Paragraf terakhir disertasinya menegaskan hal itu:

"Sebagai penutup, penulis ingin mengemukan bahwa studi historis mengenai gerakan sosial pasti akan menambah suatu dimensi baru kepada historiografi Indonesia di satu pihak, dan mendorong pergeseran minat ke arah Indonesia-sentrisme di pihak lain".

Peneliti Belanda H.A.J. Klooster dalam studinya tentang perkembangan dan pendekatan dalam historiografi Indonesia yang ditulis sarjana Indonesia sendiri, membenarkan pernyataan di atas.

Dalam bukunya, 'Indonesiers Schrijven hun Geschiedenis' (1985), Klooster menegaskan bahwa Sartono adalah pelopor metodologi baru dengan pendekatan multidimensi dan multidisipliner untuk menganalisis berbagai aspek (sosial, politik, ekonomi, dan budaya) dalam suatu peristiwa sejarah.

Salah satu murid Sartono, Dr. Kuntuwijoyo juga menegaskan dengan pendekatan baru ini sejarah prosesual yang deskriptif-naratif berubah menjadi deskriptif-analitis. Dengan pendekatan baru rintisan Sartono, sejarah menjadi 'social scientific history'.
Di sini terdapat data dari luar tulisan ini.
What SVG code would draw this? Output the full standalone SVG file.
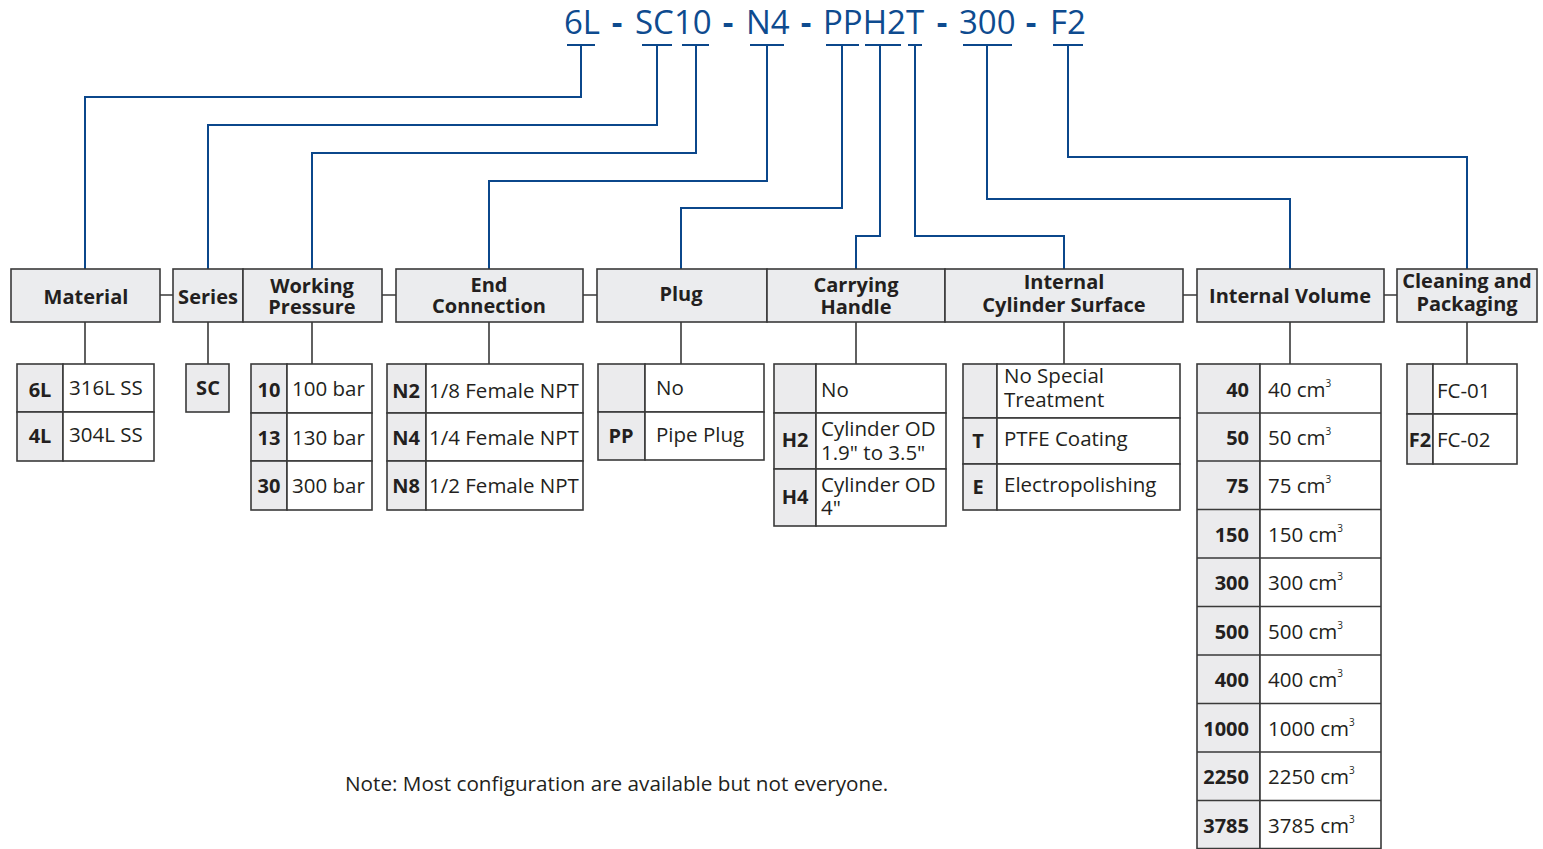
<svg xmlns="http://www.w3.org/2000/svg" width="1543" height="849" viewBox="0 0 1543 849">
<style>
text{font-family:"Open Sans","Liberation Sans",sans-serif;fill:#231f20}
.title{font-size:33px;fill:#0e4b8f}
.dash{font-size:33px;fill:#0e4b8f;font-weight:700;text-anchor:middle}
.hd{font-size:20px;font-weight:700;text-anchor:middle}
.hbox{fill:#ebecee;stroke:#3a3a3a;stroke-width:1.6}
.cell{fill:#ffffff;stroke:#3a3a3a;stroke-width:1.6}
.code{fill:#ebebed;stroke:#3a3a3a;stroke-width:1.6}
.cd{font-size:20px;font-weight:700;text-anchor:middle}
.cdr{font-size:20px;font-weight:700;text-anchor:end}
.tx{font-size:20.5px}
.sup{font-size:10px}
.con{fill:none;stroke:#0b478b;stroke-width:2}
.lnk{fill:none;stroke:#3a3a3a;stroke-width:1.6}
.note{font-size:20.7px}
</style>
<g id="title">
<text class="title" x="564" y="34">6L</text>
<text class="dash" x="617" y="34">-</text>
<text class="title" x="635" y="34">SC10</text>
<text class="dash" x="728" y="34">-</text>
<text class="title" x="746" y="34">N4</text>
<text class="dash" x="806" y="34">-</text>
<text class="title" x="823" y="34">PPH2T</text>
<text class="dash" x="942" y="34">-</text>
<text class="title" x="959" y="34">300</text>
<text class="dash" x="1031" y="34">-</text>
<text class="title" x="1050" y="34">F2</text>
</g>
<g id="connectors">
<path class="con" d="M567 45H595M581 45V97H85V269"/>
<path class="con" d="M642 45H672M657 45V125H208V269"/>
<path class="con" d="M682 45H709M696 45V153H312V269"/>
<path class="con" d="M750 45H784M767 45V181H489V269"/>
<path class="con" d="M826 45H859M842 45V208H681V269"/>
<path class="con" d="M865 45H901M880 45V236H856V269"/>
<path class="con" d="M908 45H922M915 45V236H1064V269"/>
<path class="con" d="M963 45H1012M987 45V199H1290V269"/>
<path class="con" d="M1053 45H1083M1068 45V157H1467V269"/>
<path class="lnk" d="M160 295H173M382 295H396M583 295H597M1183 295H1197M1384 295H1397"/>
<path class="lnk" d="M85 322V364M208 322V364M312 322V364M489 322V364M681 322V364M856 322V364M1064 322V364M1290 322V364M1467 322V364"/>
</g>
<g id="material">
<rect class="hbox" x="11" y="269" width="149" height="53"/>
<text class="hd" x="86" y="304">Material</text>
<rect class="code" x="17" y="364" width="46" height="48"/>
<rect class="cell" x="63" y="364" width="91" height="48"/>
<rect class="code" x="17" y="412" width="46" height="49"/>
<rect class="cell" x="63" y="412" width="91" height="49"/>
<text class="cd" x="40" y="397">6L</text><text class="tx" x="69" y="395">316L SS</text>
<text class="cd" x="40" y="443">4L</text><text class="tx" x="69" y="442">304L SS</text>
</g>
<g id="series">
<rect class="hbox" x="173" y="269" width="70" height="53"/>
<text class="hd" x="208" y="304">Series</text>
<rect class="code" x="186" y="364" width="43" height="48"/>
<text class="cd" x="208" y="395">SC</text>
</g>
<g id="working-pressure">
<rect class="hbox" x="243" y="269" width="139" height="53"/>
<text class="hd" x="312" y="293">Working<tspan x="312" dy="21">Pressure</tspan></text>
<rect class="code" x="251" y="364" width="36" height="49"/><rect class="cell" x="287" y="364" width="85" height="49"/>
<rect class="code" x="251" y="413" width="36" height="48"/><rect class="cell" x="287" y="413" width="85" height="48"/>
<rect class="code" x="251" y="461" width="36" height="49"/><rect class="cell" x="287" y="461" width="85" height="49"/>
<text class="cd" x="269" y="397">10</text><text class="tx" x="292" y="396">100 bar</text>
<text class="cd" x="269" y="445">13</text><text class="tx" x="292" y="445">130 bar</text>
<text class="cd" x="269" y="493">30</text><text class="tx" x="292" y="493">300 bar</text>
</g>
<g id="end-connection">
<rect class="hbox" x="396" y="269" width="187" height="53"/>
<text class="hd" x="489" y="292">End<tspan x="489" dy="21">Connection</tspan></text>
<rect class="code" x="387" y="364" width="39" height="49"/><rect class="cell" x="426" y="364" width="157" height="49"/>
<rect class="code" x="387" y="413" width="39" height="48"/><rect class="cell" x="426" y="413" width="157" height="48"/>
<rect class="code" x="387" y="461" width="39" height="49"/><rect class="cell" x="426" y="461" width="157" height="49"/>
<text class="cd" x="406" y="398">N2</text><text class="tx" x="429" y="398">1/8 Female NPT</text>
<text class="cd" x="406" y="445">N4</text><text class="tx" x="429" y="445">1/4 Female NPT</text>
<text class="cd" x="406" y="493">N8</text><text class="tx" x="429" y="493">1/2 Female NPT</text>
</g>
<g id="plug">
<rect class="hbox" x="597" y="269" width="170" height="53"/>
<text class="hd" x="681" y="301">Plug</text>
<rect class="code" x="598" y="364" width="47" height="48"/><rect class="cell" x="645" y="364" width="119" height="48"/>
<rect class="code" x="598" y="412" width="47" height="48"/><rect class="cell" x="645" y="412" width="119" height="48"/>
<text class="tx" x="656" y="395">No</text>
<text class="cd" x="621" y="443">PP</text><text class="tx" x="656" y="442">Pipe Plug</text>
</g>
<g id="carrying-handle">
<rect class="hbox" x="767" y="269" width="178" height="53"/>
<text class="hd" x="856" y="292">Carrying<tspan x="856" dy="22">Handle</tspan></text>
<rect class="code" x="774" y="364" width="42" height="49"/><rect class="cell" x="816" y="364" width="130" height="49"/>
<rect class="code" x="774" y="413" width="42" height="56"/><rect class="cell" x="816" y="413" width="130" height="56"/>
<rect class="code" x="774" y="469" width="42" height="57"/><rect class="cell" x="816" y="469" width="130" height="57"/>
<text class="tx" x="821" y="397">No</text>
<text class="cd" x="795" y="447">H2</text>
<text class="tx" x="821" y="436">Cylinder OD<tspan x="821" dy="24">1.9" to 3.5"</tspan></text>
<text class="cd" x="795" y="504">H4</text>
<text class="tx" x="821" y="492">Cylinder OD<tspan x="821" dy="23">4"</tspan></text>
</g>
<g id="internal-cylinder-surface">
<rect class="hbox" x="945" y="269" width="238" height="53"/>
<text class="hd" x="1064" y="289">Internal<tspan x="1064" dy="23">Cylinder Surface</tspan></text>
<rect class="code" x="963" y="364" width="34" height="54"/><rect class="cell" x="997" y="364" width="183" height="54"/>
<rect class="code" x="963" y="418" width="34" height="46"/><rect class="cell" x="997" y="418" width="183" height="46"/>
<rect class="code" x="963" y="464" width="34" height="46"/><rect class="cell" x="997" y="464" width="183" height="46"/>
<text class="tx" x="1004" y="383">No Special<tspan x="1004" dy="24">Treatment</tspan></text>
<text class="cd" x="978" y="448">T</text><text class="tx" x="1004" y="446">PTFE Coating</text>
<text class="cd" x="978" y="494">E</text><text class="tx" x="1004" y="492">Electropolishing</text>
</g>
<g id="internal-volume">
<rect class="hbox" x="1197" y="269" width="187" height="53"/>
<text class="hd" x="1290" y="303">Internal Volume</text>
<rect class="code" x="1197" y="364" width="63" height="486"/>
<path class="cell" d="M1260 364H1381V850H1260Z"/>
<path class="lnk" d="M1197 413H1381M1197 461H1381M1197 509.5H1381M1197 558H1381M1197 606.5H1381M1197 655H1381M1197 703.5H1381M1197 752H1381M1197 800.5H1381M1197 848.5H1381"/>
<text class="cdr" x="1249" y="397">40</text><text class="tx" x="1268" y="397">40 cm<tspan class="sup" dy="-10">3</tspan></text>
<text class="cdr" x="1249" y="445">50</text><text class="tx" x="1268" y="445">50 cm<tspan class="sup" dy="-10">3</tspan></text>
<text class="cdr" x="1249" y="493">75</text><text class="tx" x="1268" y="493">75 cm<tspan class="sup" dy="-10">3</tspan></text>
<text class="cdr" x="1249" y="542">150</text><text class="tx" x="1268" y="542">150 cm<tspan class="sup" dy="-10">3</tspan></text>
<text class="cdr" x="1249" y="590">300</text><text class="tx" x="1268" y="590">300 cm<tspan class="sup" dy="-10">3</tspan></text>
<text class="cdr" x="1249" y="639">500</text><text class="tx" x="1268" y="639">500 cm<tspan class="sup" dy="-10">3</tspan></text>
<text class="cdr" x="1249" y="687">400</text><text class="tx" x="1268" y="687">400 cm<tspan class="sup" dy="-10">3</tspan></text>
<text class="cdr" x="1249" y="736">1000</text><text class="tx" x="1268" y="736">1000 cm<tspan class="sup" dy="-10">3</tspan></text>
<text class="cdr" x="1249" y="784">2250</text><text class="tx" x="1268" y="784">2250 cm<tspan class="sup" dy="-10">3</tspan></text>
<text class="cdr" x="1249" y="833">3785</text><text class="tx" x="1268" y="833">3785 cm<tspan class="sup" dy="-10">3</tspan></text>
</g>
<g id="cleaning-packaging">
<rect class="hbox" x="1397" y="269" width="140" height="53"/>
<text class="hd" x="1467" y="288">Cleaning and<tspan x="1467" dy="23">Packaging</tspan></text>
<rect class="code" x="1407" y="364" width="26" height="50"/><rect class="cell" x="1433" y="364" width="84" height="50"/>
<rect class="code" x="1407" y="414" width="26" height="50"/><rect class="cell" x="1433" y="414" width="84" height="50"/>
<text class="tx" x="1437" y="398">FC-01</text>
<text class="cd" x="1420" y="447">F2</text><text class="tx" x="1437" y="447">FC-02</text>
</g>
<text class="note" x="345" y="791">Note: Most configuration are available but not everyone.</text>
</svg>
Pendapat sama juga dikemukakan sejarawan Prof. Taufik Abdullah bahwa dengan pendekatan multidimensi dan multidisiplin yang dirintisnya, Sartono telah memperkenalkan 'the stage', panggung tempat terjadinya peristiwa atau tepatnya 'structural context' dari unsur-unsur yang membentuk peristiwa, di samping pelaku sejarahnya. Pelaku ini mencakup juga "orang-orang kecil" yang sebelumnya terabaikan dalam kajian sejarah konvensional.

Dalam suatu tulisannya tahun 1980, Sartono mengutip sejarawan E.H. Carr dalam bukunya WHAT IS HISTORY (1961): ".....the more sociological history becomes, and the more historical sociology becomes, the better for both. Let the frontier between them be kept wide open for two-way trafic".

Menyadari nilai penting sumbangan ilmiah dari disertasi Sartono, penerbit besar Belanda, Martinus Nijhoff langsung menerbitkannya tahun itu juga (1966). Tetapi seperti "nasib" kebanyakan karya besar lainnya, magnus opum Sartono Kartodirdjo baru diterjemahkan dan diterbitkan di Indonesia 18 tahun kemudian oleh Penerbit Pustaka Jaya tahun 1984.

Pembaca dan peminat studi sejarah di Indonesia beruntung, mahakarya ini sudah diterbitkan kembali dalam edisi baru oleh Penerbit Komunitas Bambu berjudul PEMBERONTAKAN PETANI BANTEN 1888 (2015).

Aloysius Sartono Kartodirdjo yang lahir 15 Februari 1921 dan wafat 7 Desember 2007, adalah sosok imuwan sejati, yang keseluruhan hidupnya mencerminkan sikap dan perilaku asketisme intelektual, sesuatu sikap yang sering menjadi tema tulisan-tulisannya.

Jadi hari ini, 15 Februari 2021, patut kita peringati dengan hormat momen satu abad sang begawan sejarah, Sartono Kartodirdjo.